SLW Class 24 – Taking a Brave Pill!

Ever since Mr Tatlow invested in an SLW 24, and we were lucky enough to get to play with it on Portchullin, it’s fair to say we have always wanted one – earlier this year I finally had the opportunity to obtain the model of D5021 in its unusual Chromatic Blue livery with small yellow ends.

Enough has been written about these that I don’t need to repeat any of it here – the second production run addressed most of the issues raised by people with the first batch and to my eyes this model is just about spot on.

I was left with a bit of a dilemma over what to do with my new investment though – D5021 got this livery due to poor communication between workshops in 1966, and wore it for a couple of years. It is, therefore, too early for my usual timeframe of 1972/73. After a few ideas of building a layout just for it had come and gone, the seeds of an idea were planted when I found the below photo on Rmweb, somewhere amongst the waffle and froth. Sadly the photo was given no credit and I have been unable to find the original photographer to credit them here.

D5021 at Manchester Victoria – presumably at some point between 1970-1974 before application of TOPS numbers. (Original photographer unknown)

Noting that the only significant alteration to occur through between the condition of the model and my time period was the application of full yellow ends, this would be a relatively straightforward conversion that would leave me with something a bit different. Although 24’s rubbed shoulders with 76’s frequently, this was only at the western end of Woodhead, with a good number of the 24’s being allocated to Manchester in the early 70’s – the same could not be said at the Eastern end where they were rare visitors…. so I’ll have to come up with a dubious back story as to why it is in South Yorkshire!
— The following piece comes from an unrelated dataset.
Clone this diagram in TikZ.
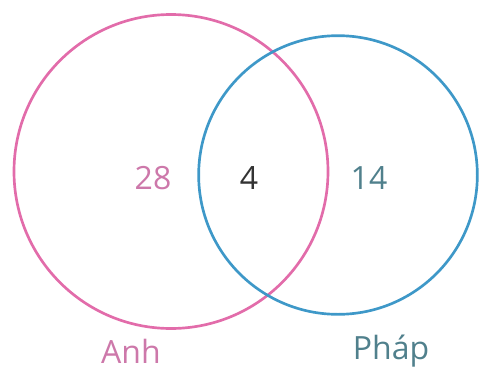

When we got involved in weathering Mark’s 24, Which he wrote about here we were in relatively safe territory – weathering is usually removable should something go wrong. (Plus if anything went really wrong we could just blame Mark). However, I definitely needed a brave pill before I attacked the front end of this model, first removing the various details then thinning the yellow panel with a fibreglass pencil to disguise its outline. Next it was out with the masking tape, remembering time spent here was time well spent.

Once done, the front of the model was primed using Halfords white primer – a number of very thin coats being required to build up sufficient density without the risk of runs…. something I often seem to suffer when spraying yellow. To counter any chance of this I decided to brush paint using Phoenix Warning Panel Yellow, thinned a little to allow a smooth application of what is relatively thick paint – a technique I’m far more comfortable with.

Once dry, the masking was removed, the details refitted (apart from one wiper which sprang off and has hidden in a dark corner of the workbench – I’ll have a proper search for it at the weekend!) and a little time was spent with some polish removing the D prefix from the numbers.

It was now time to move onto the weathering – a brown/grey mix for the underframe followed by my usual grimy black/grey on the roof. The black/grey was then VERY gradually applied to the ends, the yellow enamel acting like a glue for any subsequent paint finishes added.

After a little bit of work with the PanPastels, adding some variation and streaking to the areas that had been airbrushed, I was left with the finished result:

Overall I’m really pleased with the results – and will be even more pleased when I find that wiper! The prototype photo appears to show the footsteps up the body side plated over – I’m more than happy to live with this not being the case as there is no way I could do a repair justice. Similarly the TOPS panel is missing – I decided to retain the builders plate given this is so well printed instead.


9 Replies to “SLW Class 24 – Taking a Brave Pill!”

  1. Cracking Job, There was a Cockshute to Healey Mills freight in the 1970s fits your time period. Healey Mills men knew 24’s for this job possible it could have failed and be used on a tripper before going back over the hills……

  2. I wonder if it’s worth picking out the window frame in dull aluminium, as that jumps out to me as such a neat detail in the original photo too! I’m amazed at the results you get with just washes and pastels, I hope one day you add airbrush too, because I find hencombination of the techniques is what gives a weathered finish real depth and believability and in all my year s I’ve not found anything that gives the same subtle blending effect that a light waft of airbrushing can… or a heavier coating when appropriate.

    1. Thanks for your kind comments James, although this one has definitely benefitted from the airbrush treatment too – I tend to use a mix of washes and airbrushing while Oly often avoids the airbrush…. I’d agree on the blending effects though and personally find it key to effectively toning down roofs in particular.
      The window frame in silver is something I thought a

      1. The window frame in silver is something I thought about for a while as to whether to include or not – it’s a tricky one as I tend to like to present my models as part of, and blending into, the larger scene. I’m the first to admit that what I aim to achieve is, I’m essence, an interpretation rather than an absolute in detailing terms, and for that to work I generally think consistency across all models is required.
        Therefore, while the prototype inspired the model, the weathering is still intended to be consistent with my other models, all of which avoid specific ‘stand out’ features – I felt the window frame would likely fall into this category and therefore decided to leave it as is!